Siekevitz was born in Philadelphia (1918) and attended the Philadelphia College of Pharmacy and Science. He became interested in biochemistry and wanted to go to graduate school, but he was drafted into the Army in his final year of college. He managed to defer for a year and graduated in 1942.
After almost four years of service, Siekevitz enrolled at the University of California, Berkeley. Working with David Greenberg, he studied amino acid metabolism and became one of the first to use radioactive amino acids to look at in vitro protein synthesis using cells and tissue slices.
Siekevitz earned his doctorate in biochemistry in 1949. He then joined Paul Zamecnik’s laboratory at Harvard’s Massachusetts General Hospital, where he collaborated with Fritz Lipmann, studying mitochondrial biochemistry. While at Harvard, Siekevitz was among the first to use subcellular fractions, microsomes, mitochondria and nuclei to look at protein synthesis. Previously, this was done with whole homogenates or tissue slices. His work at Mass General played an early role in Zamecnik’s successful development of a system for cell-free protein synthesis.
In 1951, Siekevitz became a postdoctoral fellow in Van R. Potter’s laboratory at the University of Wisconsin, Madison, where he studied the regulation of energy metabolism in mitochondria.
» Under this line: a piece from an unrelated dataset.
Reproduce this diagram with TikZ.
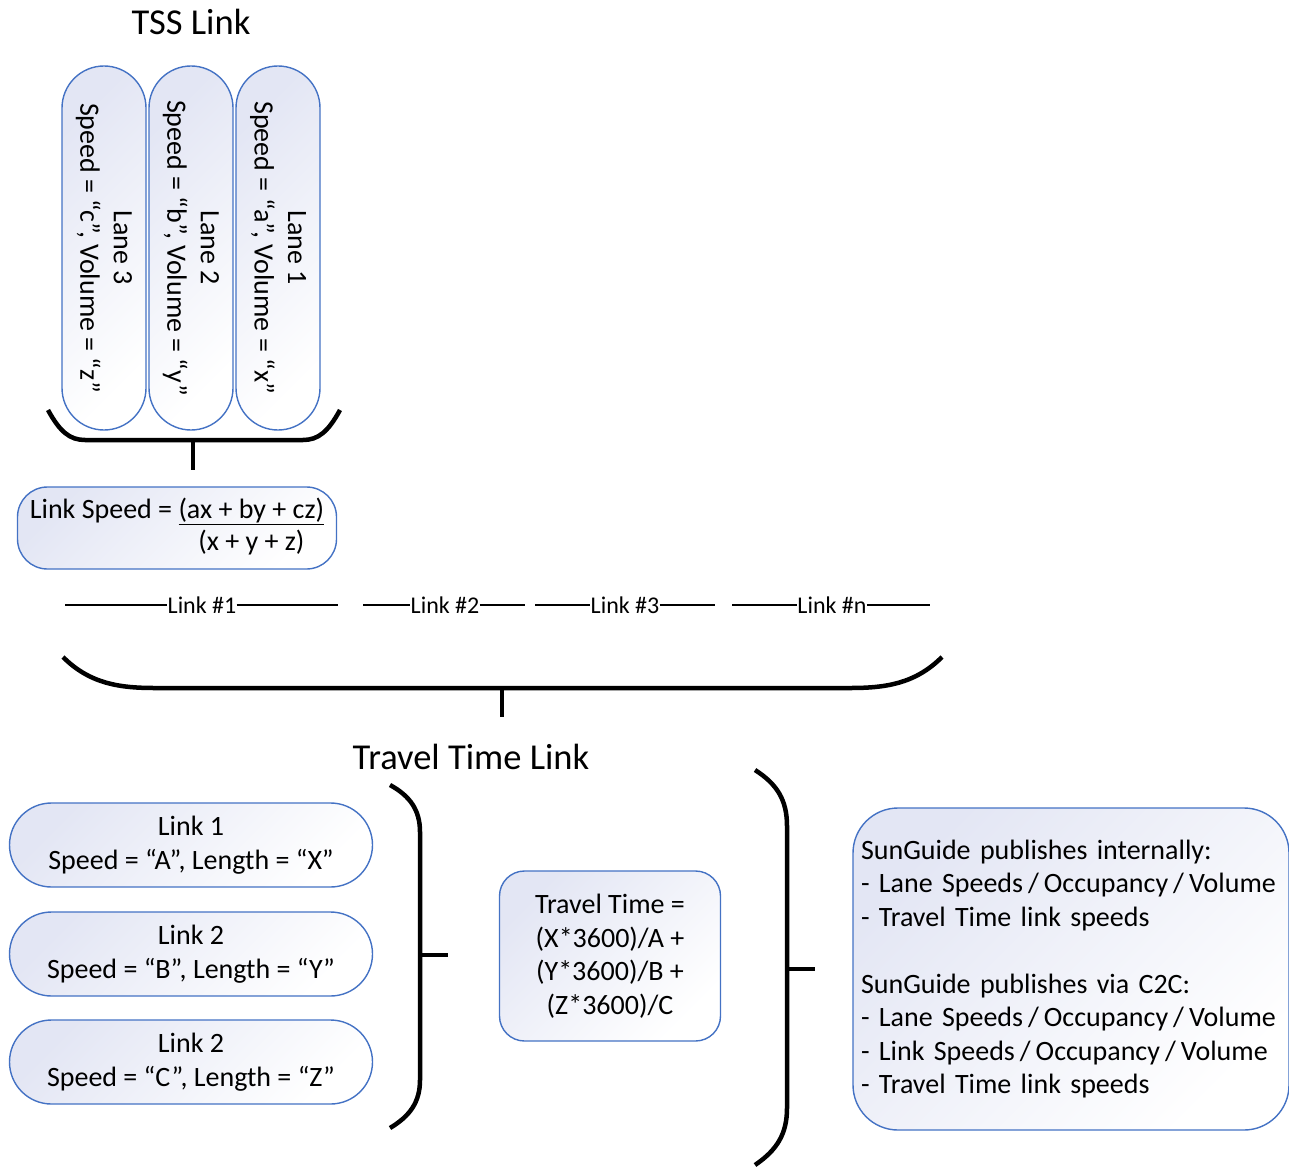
\documentclass[tikz,border=0pt]{standalone}
\usepackage{fontspec}
\setmainfont{Carlito}
\usetikzlibrary{positioning}

\definecolor{boxline}{HTML}{4472C4}
\definecolor{boxtint}{HTML}{E3E6F4}

\newcommand\slsep{\hspace{5pt}/\hspace{5pt}}

\tikzset{
  pill/.style={draw=boxline, line width=1.4pt, shading=axis, top color=boxtint,
    bottom color=white, shading angle=45, align=center, inner sep=0pt},
  brace/.style={line width=4.5pt, line cap=butt},
  linkline/.style={line width=1.2pt},
  txt/.style={font=\fontsize{28}{33.5}\selectfont},
}

\begin{document}
\begin{tikzpicture}[x=1pt, y=-1pt]
  \useasboundingbox (0,0) rectangle (1289,1169);

  % Titles
  \node[font=\fontsize{36.5}{40}\selectfont] (tsstitle) at (191,22) {TSS Link};
  \node[font=\fontsize{36.5}{40}\selectfont] (tttitle) at (471,757) {Travel Time Link};

  % Lanes
  \node[pill, txt, rotate=-90, minimum width=364pt, minimum height=84pt, rounded corners=42pt]
    (lane3) at (104,248) {Lane 3\\Speed = “c”, Volume = “z”};
  \node[pill, txt, rotate=-90, minimum width=364pt, minimum height=84pt, rounded corners=42pt]
    (lane2) at (191,248) {Lane 2\\Speed = “b”, Volume = “y”};
  \node[pill, txt, rotate=-90, minimum width=364pt, minimum height=84pt, rounded corners=42pt]
    (lane1) at (278,248) {Lane 1\\Speed = “a”, Volume = “x”};

  % Bracket under lanes
  \draw[brace] (48,410) .. controls (60,432) and (70,440) .. (85,440) -- (303,440)
    .. controls (318,440) and (328,432) .. (340,410);
  \coordinate (lanesum) at (193,440);
  \coordinate (lanestem) at (193,470);
  \draw[brace] (lanesum) -- (lanestem);

  % Link speed formula
  \node[pill, txt, minimum width=319pt, minimum height=82pt, rounded corners=30pt]
    (linkspeed) at (177,528)
    {Link Speed = \begin{tabular}[t]{@{}c@{}}\underline{(ax + by + cz)}\\[-1pt](x + y + z)\end{tabular}};

  % Links
  \begin{scope}[font=\fontsize{24}{26}\selectfont, inner sep=0pt]
    \node (link1) at (202,605) {Link \#1};
    \node (link2) at (445,605) {Link \#2};
    \node (link3) at (625,605) {Link \#3};
    \node (linkn) at (832,605) {Link \#n};
  \end{scope}
  \coordinate (l1a) at (65,605);  \coordinate (l1b) at (338,605);
  \coordinate (l2a) at (363,605); \coordinate (l2b) at (525,605);
  \coordinate (l3a) at (535,605); \coordinate (l3b) at (715,605);
  \coordinate (lna) at (732,605); \coordinate (lnb) at (930,605);
  \draw[linkline] (l1a) -- (link1.west) (link1.east) -- (l1b);
  \draw[linkline] (l2a) -- (link2.west) (link2.east) -- (l2b);
  \draw[linkline] (l3a) -- (link3.west) (link3.east) -- (l3b);
  \draw[linkline] (lna) -- (linkn.west) (linkn.east) -- (lnb);

  % Bracket under links
  \draw[brace] (63,657) .. controls (90,684) and (120,688) .. (155,688) -- (850,688)
    .. controls (885,688) and (915,684) .. (942,657);
  \coordinate (linksum) at (502,688);
  \coordinate (linkstem) at (502,717);
  \draw[brace] (linksum) -- (linkstem);

  % Travel time links
  \node[pill, txt, minimum width=363pt, minimum height=84pt, rounded corners=42pt]
    (tt1) at (191,845) {Link 1\\Speed = “A”, Length = “X”};
  \node[pill, txt, minimum width=363pt, minimum height=84pt, rounded corners=42pt]
    (tt2) at (191,954) {Link 2\\Speed = “B”, Length = “Y”};
  \node[pill, txt, minimum width=363pt, minimum height=84pt, rounded corners=42pt]
    (tt3) at (191,1062) {Link 2\\Speed = “C”, Length = “Z”};

  \draw[brace] (390,785) .. controls (410,796) and (420,810) .. (420,832) -- (420,1080)
    .. controls (420,1102) and (410,1116) .. (390,1128);
  \coordinate (ttsum) at (420,955);
  \coordinate (ttstem) at (448,955);
  \draw[brace] (ttsum) -- (ttstem);

  % Travel time formula
  \node[pill, txt, minimum width=221pt, minimum height=170pt, rounded corners=25pt]
    (ttime) at (610,956) {Travel Time =\\(X*3600)/A +\\(Y*3600)/B +\\(Z*3600)/C};

  \draw[brace] (755,770) .. controls (777,784) and (787,800) .. (787,826) -- (787,1108)
    .. controls (787,1134) and (777,1150) .. (755,1165);
  \coordinate (pubsum) at (787,969);
  \coordinate (pubstem) at (815,969);
  \draw[brace] (pubsum) -- (pubstem);

  % Publishing
  \node[pill, txt, align=left, text width=420pt, minimum width=436pt, minimum height=322pt,
    rounded corners=45pt] (publish) at (1071,969)
    {SunGuide publishes internally:\\
     - Lane Speeds\slsep Occupancy\slsep Volume\\
     - Travel Time link speeds\\[33.5pt]
     SunGuide publishes via C2C:\\
     - Lane Speeds\slsep Occupancy\slsep Volume\\
     - Link Speeds\slsep Occupancy\slsep Volume\\
     - Travel Time link speeds};
\end{tikzpicture}
\end{document}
Three years later, George Palade invited Siekevitz to work with him at Rockefeller University. He and Palade spent the next 20 years as colleagues. The pair first studied the pancreas as a system for protein synthesis and secretion and, using radioactive amino acids, showed that the secretory enzymes of the pancreas were first synthesized on ribosomes and then transported across the endoplasmic reticulum membrane into the organelle’s lumen, finally appearing in the zymogen granules that were secreted into the lumen of the intestine.